When you add a new column to a table in your data source, what happens in Stitch? What about syncing additional columns on already-syncing tables? Depending on the type of integration and the Replication Method the table uses, there are a few possible outcomes.
New Columns in the Data Source & Stitch
When a new column is added in a data source, Stitch will first need to perform a structure sync to detect it.
- It may take some time for Stitch to detect the new column and display it in the Integration Details page.
- The following applies to both database and non-webhook SaaS integrations.
After the structure sync completes, the column will be automatically synced and, if the integration supports whitelisting columns, display in the Integration Details page. Data for the column will then replicate based on the table’s Replication Method.
If the table isn’t currently selected to sync, the new column will display inside Stitch (if the integration supports whitelisting columns) but will have to be manually set to sync.
Syncing Additional Columns on Already-Syncing Tables
In this case, we aren’t talking about brand new columns in the data source, but previously existing columns that have never been set to sync in Stitch. How Stitch handles the syncing of additional rows depends on the table’s Replication Method.
Full Table Replication
For tables using Full Table Replication, data in the newly-synced column will be available for all rows - including new and existing - the next time the table is successfully replicated.
For tables using Incremental Replication, data in the newly-synced column will be available only for rows added AFTER the column is synced. Existing rows must be backfilled to make the data available.

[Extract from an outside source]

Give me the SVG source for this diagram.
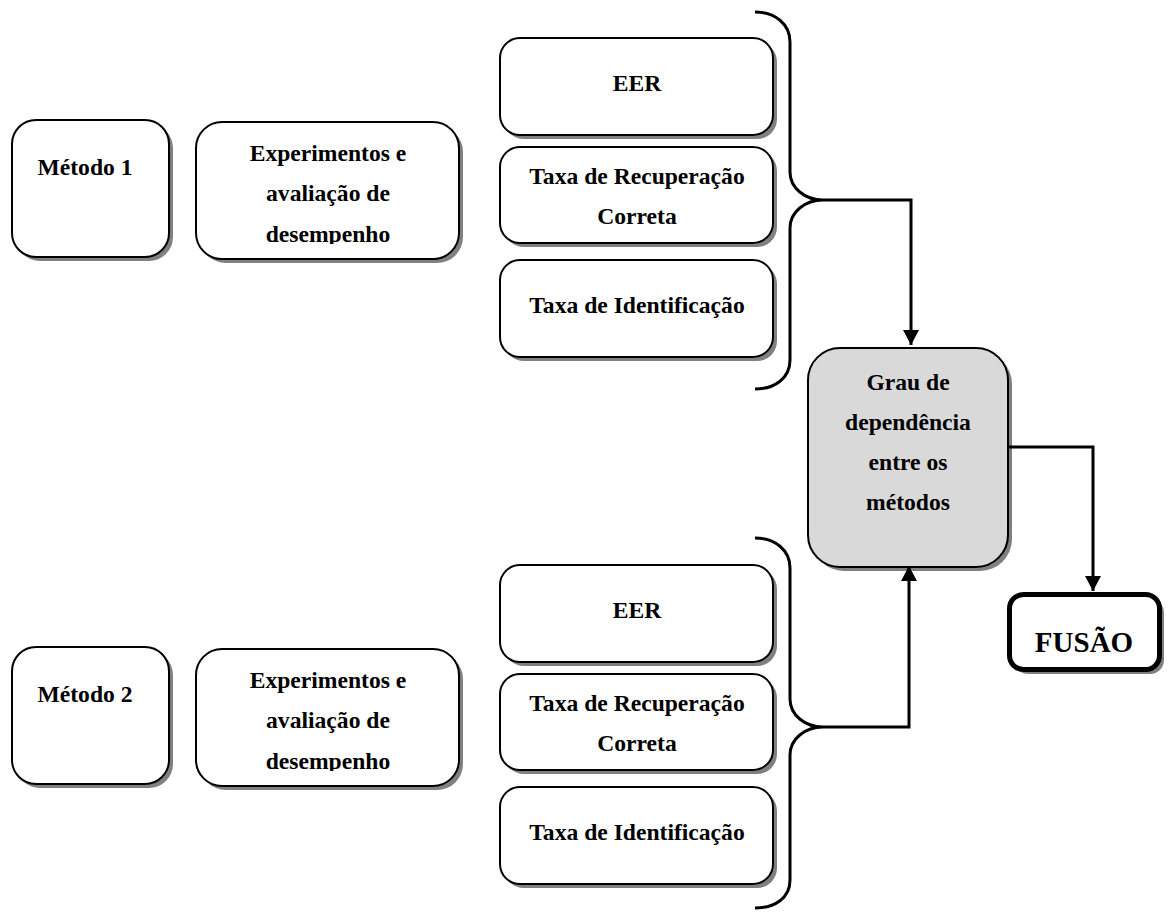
<svg xmlns="http://www.w3.org/2000/svg" width="1168" height="912" viewBox="0 0 1168 912">
  <defs>
    <style>
      .box { fill: #ffffff; stroke: #000000; stroke-width: 2; }
      .shadow { fill: #808080; stroke: none; }
      .grey { fill: #d9d9d9; stroke: #000000; stroke-width: 2; }
      .thick { fill: #ffffff; stroke: #000000; stroke-width: 5; }
      .label { font-family: "Liberation Serif", "Times New Roman", serif; font-weight: bold; font-size: 23.6px; fill: #000000; text-anchor: middle; }
      .big { font-size: 29px; }
      .brace { fill: none; stroke: #000000; stroke-width: 3; }
      .link { fill: none; stroke: #000000; stroke-width: 3; }
    </style>
    <marker id="arrow" markerUnits="userSpaceOnUse" markerWidth="16" markerHeight="16" refX="15" refY="8" orient="auto">
      <path d="M0,0 L15,8 L0,16 Z" fill="#000000"/>
    </marker>
    <clipPath id="clipExp1"><rect x="196" y="122" width="263" height="122"/></clipPath>
    <clipPath id="clipExp2"><rect x="196" y="649" width="263" height="122"/></clipPath>
  </defs>

  <rect width="1168" height="912" fill="#ffffff"/>

  <!-- first method -->
  <g id="metodo1">
    <rect class="shadow" x="16" y="124" width="157" height="137" rx="24"/>
    <rect class="box" x="12" y="120" width="157" height="137" rx="24"/>
    <text class="label" x="85" y="175">Método 1</text>
  </g>
  <g id="experimentos1">
    <rect class="shadow" x="200" y="126" width="263" height="137" rx="26"/>
    <rect class="box" x="196" y="122" width="263" height="137" rx="26"/>
    <g clip-path="url(#clipExp1)">
      <text class="label" x="328" y="161">Experimentos e</text>
      <text class="label" x="328" y="201">avaliação de</text>
      <text class="label" x="328" y="242">desempenho</text>
    </g>
  </g>
  <g id="eer1">
    <rect class="shadow" x="504" y="42" width="273" height="97" rx="20"/>
    <rect class="box" x="500" y="38" width="273" height="97" rx="20"/>
    <text class="label" x="637" y="91">EER</text>
  </g>
  <g id="recuperacao1">
    <rect class="shadow" x="504" y="151" width="273" height="96" rx="20"/>
    <rect class="box" x="500" y="147" width="273" height="96" rx="20"/>
    <text class="label" x="637" y="184">Taxa de Recuperação</text>
    <text class="label" x="637" y="224">Correta</text>
  </g>
  <g id="identificacao1">
    <rect class="shadow" x="504" y="264" width="273" height="97" rx="20"/>
    <rect class="box" x="500" y="260" width="273" height="97" rx="20"/>
    <text class="label" x="637" y="313">Taxa de Identificação</text>
  </g>

  <!-- second method -->
  <g id="metodo2">
    <rect class="shadow" x="16" y="651" width="157" height="137" rx="24"/>
    <rect class="box" x="12" y="647" width="157" height="137" rx="24"/>
    <text class="label" x="85" y="702">Método 2</text>
  </g>
  <g id="experimentos2">
    <rect class="shadow" x="200" y="653" width="263" height="137" rx="26"/>
    <rect class="box" x="196" y="649" width="263" height="137" rx="26"/>
    <g clip-path="url(#clipExp2)">
      <text class="label" x="328" y="688">Experimentos e</text>
      <text class="label" x="328" y="728">avaliação de</text>
      <text class="label" x="328" y="769">desempenho</text>
    </g>
  </g>
  <g id="eer2">
    <rect class="shadow" x="504" y="569" width="273" height="97" rx="20"/>
    <rect class="box" x="500" y="565" width="273" height="97" rx="20"/>
    <text class="label" x="637" y="618">EER</text>
  </g>
  <g id="recuperacao2">
    <rect class="shadow" x="504" y="678" width="273" height="96" rx="20"/>
    <rect class="box" x="500" y="674" width="273" height="96" rx="20"/>
    <text class="label" x="637" y="711">Taxa de Recuperação</text>
    <text class="label" x="637" y="751">Correta</text>
  </g>
  <g id="identificacao2">
    <rect class="shadow" x="504" y="791" width="273" height="97" rx="20"/>
    <rect class="box" x="500" y="787" width="273" height="97" rx="20"/>
    <text class="label" x="637" y="840">Taxa de Identificação</text>
  </g>

  <!-- dependence between methods -->
  <g id="grau">
    <rect class="shadow" x="812" y="352" width="200" height="219" rx="32"/>
    <rect class="grey" x="808" y="348" width="200" height="219" rx="32"/>
    <text class="label" x="908" y="390">Grau de</text>
    <text class="label" x="908" y="430">dependência</text>
    <text class="label" x="908" y="470">entre os</text>
    <text class="label" x="908" y="510">métodos</text>
  </g>

  <!-- fusion -->
  <g id="fusao">
    <rect class="shadow" x="1014" y="599" width="150" height="75" rx="14"/>
    <rect class="thick" x="1009.5" y="594.5" width="150" height="75" rx="14"/>
    <text class="label big" x="1084" y="652">FUSÃO</text>
  </g>

  <!-- braces and connectors -->
  <g id="connectors">
    <path class="brace" d="M755,12 C775,12 790,24 790,42 L790,172 C790,188 805,200 823,200 C805,200 790,212 790,228 L790,360 C790,378 775,389 755,389"/>
    <path class="brace" d="M755,538 C775,538 790,550 790,568 L790,699 C790,715 805,727 823,727 C805,727 790,739 790,755 L790,880 C790,898 775,908 755,908"/>
    <path class="link" d="M823,200 L911,200 L911,345" marker-end="url(#arrow)"/>
    <path class="link" d="M823,727 L909,727 L909,566" marker-end="url(#arrow)"/>
    <path class="link" d="M1008,447 L1093,447 L1093,591" marker-end="url(#arrow)"/>
  </g>
</svg>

Getting newly-synced column data into existing rows requires a full re-ync of the table. Because this can significantly impact your row count and we don’t want to re-replicate data without your say-so, we leave inserting newly-synced column data into existing rows up to you.
Backfilling existing rows
If you need to backfill already-replicated rows with data from the newly selected column, you can reset the table’s Replication Key. This will force a full re-replication of the table, populate the column in existing rows, and replicate new records.
Important: Before resetting Replication Keys:
- Will delete and re-create your destination tables with a full re-replication of your source data.
- Will lead to increased row counts which will count towards your limit.
- Cannot be interrupted or reversed once confirmed.
If you have questions or concerns about resetting Replication Keys, reach out to support before proceeding.
Resetting database integration Replication Keys
Replication Keys in database integrations can be reset at the integration or the table level.
- At the integration level, the reset will clear the replication key value for ALL tables AND queue a full re-replication for all tables in the integration.
- At the table level, the reset will clear the replication key value AND queue a full re-replication for that table only.
To reset Replication Keys, do the following:
- Click into the integration from the Stitch Dashboard page.
- To reset the entire integration: Click the Settings link and skip to step 3.
- To reset a table: Locate the table you want and click into it. Click the Table Settings link, located near the top right corner, and proceed to step 3.
- Scroll down to the Reset Replication Keys section.
- Click the Reset Keys button.
- When prompted, click OK to confirm.
- A Success! message will display at the top of the page.
At this point, a full re-replication of the integration or table will be queued. Note: If there is a large volume of data to be replicated, it may take some time before you see the changes in your data warehouse.
Resetting SaaS integration Replication Keys
Resetting the Replication Keys for a SaaS integration is done by changing the Historical Sync date in the Integration Settings page. When this date is changed, all saved values will be overwritten AND a full re-replication of the integration will be queued.
Note: This feature may not be available for some integrations. Because this approach uses date-based replication, some integrations may be incompatible. For example: Pardot doesn’t support date-based replication, meaning this feature will not be available for Pardot connections.
Changing the Historical Sync date has its own set of considerations and gotchas. Please refer to the Syncing Historical SaaS Data guide for more info.